Monday, Dec. 27, 1948

Double Exposure

ROCK OF CHICKAMAUGA: THE LIFE OF GENERAL GEORGE H. THOMAS (328 pp.) -- Freeman Cleaves--University of Oklahoma ($3.75).

THOMAS: ROCK OF CHICKAMAUGA (385 pp.) -- Richard O'Connor--Prentice-Hall ($4).

George Henry Thomas was born on a Virginia plantation, attended West Point more or less by accident (everybody else nominated from his district had failed), served with the Union Army during the Civil War, and won his place in history by standing firm during the near-rout of the Union forces at the battle of Chickamauga. These two new biographies attempt the difficult task of making the life of a military paragon seem interesting.

Hero. General Thomas' life was almost sensationally unexciting. Even when he was involved in great events, as he often was, some strange internal deflation of spirit seemed to rob them of all drama. Heavy, ponderous, slow-spoken, squarejawed, he shrank from anything that smacked of heroics.

He served with distinction throughout the Mexican War, and of his exemplary conduct in the battle of Buena Vista said only, "I was under fire from 6 o.c. until 4." As artillery instructor at West Point, he taught the cadets with the same calm sobriety with which, during his Indian-fighting days, he removed an arrow from his chest.

Soldier. When Jefferson Davis as Secretary of War organized the famous Second Cavalry Regiment (which produced twelve Confederate generals), Thomas was commissioned a major in the unit. At the beginning of the Civil War, all the elements of a personal tragedy were present in his situation: he was from the South and had principally served with Southerners; Virginia considered making him her chief of ordnance; Thomas had himself applied for the post of commandant of Virginia Military Institute a short time before.

As a Southerner in the Northern army he could expect little confidence to be placed in him. He had moreover recently stepped from a train and wrenched his back and could honestly have claimed a physical disability. He nevertheless renewed his Union oath. His sisters in Virginia turned his picture to the wall and refused to discuss him.

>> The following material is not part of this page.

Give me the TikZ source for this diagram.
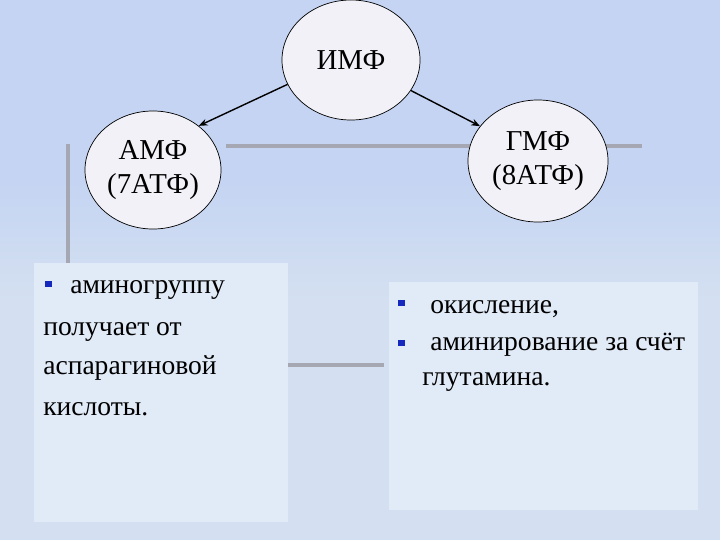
\documentclass[tikz,border=0pt]{standalone}
\usepackage{fontspec}
\setmainfont{Liberation Serif}
\usepackage{tikz}
\usetikzlibrary{arrows.meta, positioning, shapes.geometric}
\definecolor{BgBlue}{RGB}{196, 212, 242}
\definecolor{BgPale}{RGB}{212, 224, 241}
\definecolor{PanelBlue}{RGB}{225, 234, 247}
\definecolor{NodeFill}{RGB}{241, 241, 247}
\definecolor{GuideGrey}{RGB}{165, 168, 178}
\definecolor{BulletBlue}{RGB}{20, 40, 190}

\begin{document}
\begin{tikzpicture}[x=0.025cm, y=-0.025cm,
        nucl/.style={ellipse, draw=black, line width=0.5pt, fill=NodeFill, minimum width=3.45cm, minimum height=3cm, inner sep=0pt, align=center, font=\fontsize{20.5}{24.5}\selectfont},
        panel/.style={rectangle, fill=PanelBlue, inner sep=0pt, anchor=north west},
        txt/.style={anchor=base west, inner sep=0pt, font=\fontsize{19.6}{23}\selectfont},
        bul/.style={rectangle, fill=BulletBlue, minimum size=0.17cm, inner sep=0pt},
        guide/.style={GuideGrey, line width=2.8pt},
        arrow/.style={-{Stealth[length=2.2mm, width=1.7mm]}, line width=1pt}
    ]
        \useasboundingbox (0,0) rectangle (720,540);
        % Background, paler towards the bottom
        \fill[BgBlue] (0,0) rectangle (720,180);
        \shade[top color=BgBlue, bottom color=BgPale] (0,180) rectangle (720,300);
        \fill[BgPale] (0,300) rectangle (720,540);

        % Grey guide lines behind the content
        \draw[guide] (68,144) -- (68,266);
        \draw[guide] (226,146) -- (642,146);
        \draw[guide] (288,365) -- (384,365);

        % Text panels
        \node[panel, minimum width=6.35cm, minimum height=6.475cm] (leftpanel) at (34,263) {};
        \node[panel, minimum width=7.725cm, minimum height=5.7cm] (rightpanel) at (389,282) {};

        % Nucleotides
        \node[nucl] (imf) at (351,60) {ИМФ};
        \node[nucl, minimum width=3.4cm, minimum height=2.95cm] (amf) at (153,170) {АМФ\\(7АТФ)};
        \node[nucl, minimum width=3.5cm, minimum height=3.05cm] (gmf) at (538,161) {ГМФ\\(8АТФ)};
        \draw[arrow] (imf.201) -- (amf.44);
        \draw[arrow] (imf.333) -- (gmf.149);

        % Left panel text
        \node[bul] (lb1) at (48.5,284) {};
        \node[txt] (l1) at (70,293) {аминогруппу};
        \node[txt] (l2) at (43,335) {получает от};
        \node[txt] (l3) at (43,374) {аспарагиновой};
        \node[txt] (l4) at (43,415) {кислоты.};

        % Right panel text
        \node[bul] (rb1) at (401.5,303) {};
        \node[txt] (r1) at (430,313) {окисление,};
        \node[bul] (rb2) at (401.5,343) {};
        \node[txt] (r2) at (430,350) {аминирование за счёт};
        \node[txt] (r3) at (422,385) {глутамина.};
    \end{tikzpicture}
\end{document}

Thomas had actual command in the field in the early battle of Mill Springs, but even his astonishing victory there, coming soon after the disaster of Bull Run, did not win him popular suppojt or the confidence of the Administration. Four Union colonels were made brigadier-generals after the battle, but General Thomas got no promotion until long afterward. He was not even mentioned in Lincoln's announcement of the victory.

Statue. The climax of Thomas' career came at Chickamauga, on Sept. 20, 1863, when his corps of perhaps 20,000 men held up the entire Confederate Army under Bragg (over 50,000), after Thomas' superior, Rosecrans, had retreated to Chattanooga. Contemporaries paid so much attention to the blunders of both Rosecrans and Bragg that Thomas' achievement seemed less impressive to them than it seems now, and the fact that Chickamauga was a Confederate victory obscured the brilliance of his own handling of his troops. Both biographers tell the story of the battle in great detail, and both tell it well. O'Connor is a more ardent partisan of Thomas than Cleaves, and heaps more scorn on the other generals.

Immovable, calm, with a dry humor, Thomas lived as if he had already become one of those statues on horseback that stand in the parks of Washington. He submitted to the favoritism or political considerations that placed lesser men over him, obeyed orders, and was pre-eminently a good soldier. In fact, had there been the slightest element of dash in his makeup, he might have seemed a burlesque of all military heroes.

His greatest limitation was the very quality that made him a master of defense. He seems to have remained with the Union, not because of a sympathy with its aims, or after a deep soul-searching, but for the simplest of soldier's reasons--because he had taken his oath. He had none of the sense of passionate rightness that inspired Sherman and which, if it seemed unbalanced to Thomas, nevertheless prompted the famous marches that finally won the war.